The sheer scale and gravity of the climate crisis presents an unparalleled challenge. With a speedily closing window of intervention, mitigation opportunities yielding the highest impact must be prioritized. Methane (CH4) emissions present a critical nexus where swift and effective measures can yield substantial results. For this reason, focusing on methane emissions reduction is a strategic necessity for meaningful climate action.
Why Methane?
Reducing methane emissions has the biggest return on investment (ROI) both for the market and for the planet. Methane is responsible for approximately a third of global climate change. While methane is a short-lived climate pollutant (SLCP), breaking down faster than other greenhouse gases, it is 86x more powerful in contributing to atmospheric warming than CO2 in the first 20 years following emission. Specifically because of the disproportionate warming attributed to methane, abatement of emissions yields the most impactful results. Another benefit lies in the fact that the majority of methane emissions come from three key sectors: agriculture, energy and waste. Therefore, strategies that key in on the relatively few sources within these industries can have a massive impact.
Estimates suggest that reducing methane emissions by 30-60% below 2020 levels by 2030 would avert .3° C of global warming and reduce ground-level ozone, complementing long term strategies for mitigating climate change. While the degree of necessary reduction may seem daunting, available and scalable solutions could reduce methane emissions by as much as 45% with low or negative implementation costs. The most effective strategies including, but not limited to, livestock feed management, landfill methane capture, and elimination of flaring or venting, are already known and ready to commercialize. This gap demonstrates the need for a deepening of corporates’, investors’, and innovators’ engagement in deploying these solutions fully.
A key focus area is finance.
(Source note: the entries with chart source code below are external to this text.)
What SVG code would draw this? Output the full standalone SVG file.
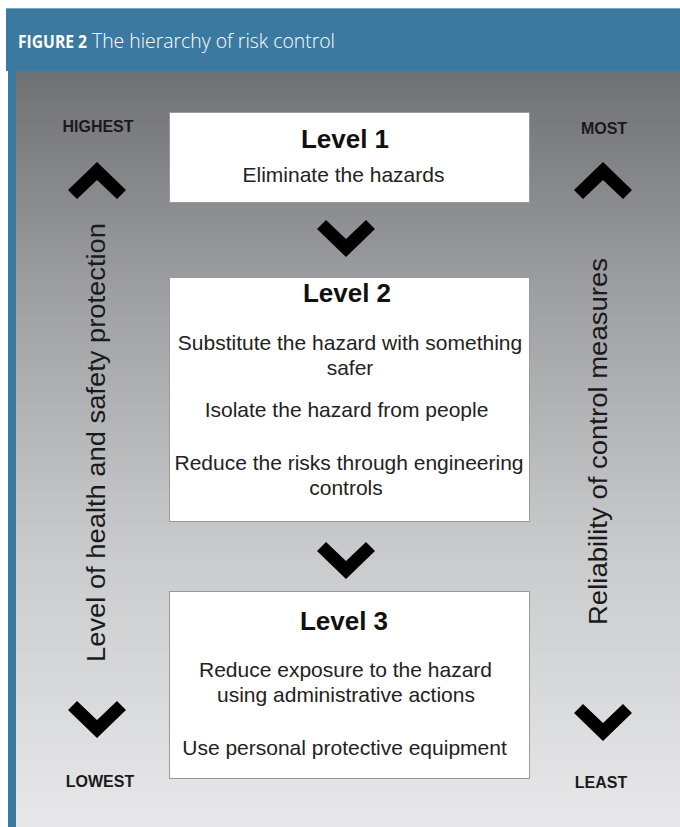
<svg xmlns="http://www.w3.org/2000/svg" width="680" height="827" viewBox="0 0 680 827">
  <defs>
    <linearGradient id="bg" x1="0" y1="71" x2="0" y2="827" gradientUnits="userSpaceOnUse">
      <stop offset="0" stop-color="#6f7073"/>
      <stop offset="0.3" stop-color="#9fa0a3"/>
      <stop offset="0.62" stop-color="#c8c9cb"/>
      <stop offset="1" stop-color="#e8e8ea"/>
    </linearGradient>
    <polygon id="up" points="0,0 29,28 20,37 0,18 -20,37 -29,28"/>
    <polygon id="down" points="0,0 -29,-28 -20,-37 0,-18 20,-37 29,-28"/>
  </defs>
  <style>
    .box { fill: #ffffff; stroke: #9a9a9a; stroke-width: 1; }
    .lvl { font-family: "Liberation Sans", Arial, sans-serif; font-weight: bold; font-size: 26px; fill: #111; text-anchor: middle; }
    .body { font-family: "Liberation Sans", Arial, sans-serif; font-size: 21px; fill: #222; text-anchor: middle; }
    .cap { font-family: "Liberation Sans", Arial, sans-serif; font-weight: bold; font-size: 16px; fill: #1a1a1a; text-anchor: middle; }
    .axis { font-family: "Liberation Sans", Arial, sans-serif; font-size: 26px; fill: #1a1a1a; text-anchor: middle; }
    .chev { fill: #000; }
  </style>
  <rect x="0" y="0" width="680" height="827" fill="#ffffff"/>
  <g id="header">
    <rect x="6" y="8" width="674" height="63" fill="#3b79a0"/>
    <line x1="6" y1="8.5" x2="680" y2="8.5" stroke="#7fa9c4" stroke-width="1"/>
    <text x="18" y="48" fill="#ffffff" font-family="'Open Sans', 'Liberation Sans', sans-serif"><tspan font-weight="bold" font-size="17" textLength="69" lengthAdjust="spacingAndGlyphs">FIGURE 2</tspan><tspan x="92" font-weight="300" font-size="21" textLength="243" lengthAdjust="spacingAndGlyphs">The hierarchy of risk control</tspan></text>
  </g>
  <rect x="8" y="71" width="8" height="756" fill="#3b79a0"/>
  <rect x="16" y="71" width="664" height="756" fill="url(#bg)"/>

  <g id="axis-left">
    <text class="cap" x="98" y="132">HIGHEST</text>
    <use href="#up" x="97" y="162" class="chev"/>
    <text class="axis" transform="translate(105,442.5) rotate(-90)" textLength="439" lengthAdjust="spacingAndGlyphs">Level of health and safety protection</text>
    <use href="#down" x="97" y="738" class="chev"/>
    <text class="cap" x="100" y="787">LOWEST</text>
  </g>

  <g id="axis-right">
    <text class="cap" x="604" y="134">MOST</text>
    <use href="#up" x="603" y="162" class="chev"/>
    <text class="axis" transform="translate(607,441.5) rotate(-90)" textLength="367" lengthAdjust="spacingAndGlyphs">Reliability of control measures</text>
    <use href="#down" x="603" y="741" class="chev"/>
    <text class="cap" x="601" y="788">LEAST</text>
  </g>

  <g id="level1">
    <rect class="box" x="169.5" y="112.5" width="360" height="90"/>
    <text class="lvl" x="345" y="148">Level 1</text>
    <text class="body" x="343.5" y="182">Eliminate the hazards</text>
  </g>

  <g id="level2">
    <rect class="box" x="169.5" y="277.5" width="360" height="244"/>
    <text class="lvl" x="347" y="302">Level 2</text>
    <text class="body" x="350" y="350">Substitute the hazard with something</text>
    <text class="body" x="350" y="375">safer</text>
    <text class="body" x="346.5" y="417">Isolate the hazard from people</text>
    <text class="body" x="349" y="470">Reduce the risks through engineering</text>
    <text class="body" x="346" y="495">controls</text>
  </g>

  <g id="level3">
    <rect class="box" x="169.5" y="591.5" width="360" height="187"/>
    <text class="lvl" x="344" y="630">Level 3</text>
    <text class="body" x="345.5" y="677">Reduce exposure to the hazard</text>
    <text class="body" x="346" y="702">using administrative actions</text>
    <text class="body" x="344.5" y="755">Use personal protective equipment</text>
  </g>

  <g id="connectors">
    <use href="#down" x="346" y="257" class="chev"/>
    <use href="#down" x="346" y="579" class="chev"/>
  </g>
</svg>
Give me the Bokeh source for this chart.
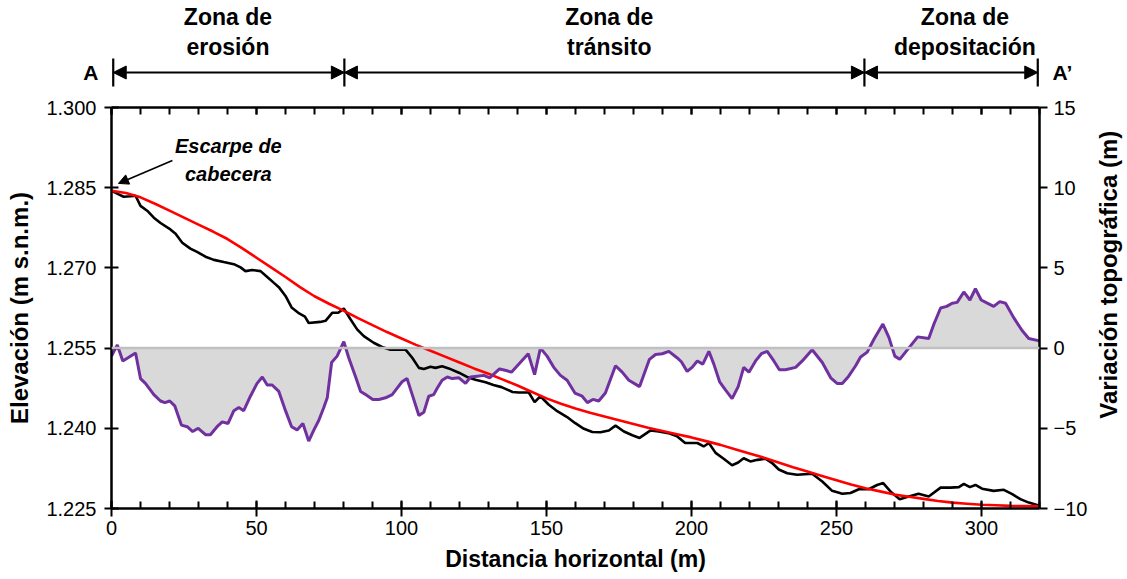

Funding for methane emission reduction lags far behind finance for CO2, with recent figures suggesting that only 2% of climate finance is directed to methane. The disparity stems from, among other factors, challenges related to monitoring, reporting, and verification, and the fact that methane is generally less understood than CO2. That being said, recognition of methane as the most impactful near-term climate intervention is growing both in policy and in the private sector.
Methane at COP28
Recent global efforts reflect a shift in public perception and political will, as demonstrated by the outcomes of COP28 in Dubai. To name a few of the meaningful outcomes for methane at COP28:
The Global Methane Pledge expanded its membership to a total of 156 governments
50 oil and gas companies (representing 40% of global oil production) committed to end routine flaring and near-zero upstream methane emissions by 2030 in the Oil and Gas Decarbonization Charter (OGDC)
The Global Methane Hub formally launched the Enteric Fermentation R&D Accelerator with $200 million in funding
The World Bank launched Global Flaring and Methane Reduction Partnership, providing $255 million in new grant funding
UN Environmental Programme launched a new data tool, UNEP Methane Alert and Response System (MARS) to provide high-tech, accessible, and reliable data to stakeholders on methane emissions
Beyond COP
More significant commitments were made around methane than in any preceding COP, though there are still some significant holes. The majority of the new grant programs and funding are catalytic funding, meaning they are meant to kickstart or enable initiatives. These programs are designed to help young companies that demonstrate promising solutions. However, these funds run dry after a company develops to a certain point. Therefore, the private sector must step in to drive the adoption and deployment of innovations to the scale needed to close the emissions gap.
The outcomes of COP28 underscore the urgency of action against methane, and highlight areas for improvement. The key takeaway: the private sector must rise to the challenge and find ways to turn catalytic funding into scale funding for methane solutions. Methane mitigation adds to the bottom line of both business and ecological stability, and we need the private sector’s buy-in to make it happen.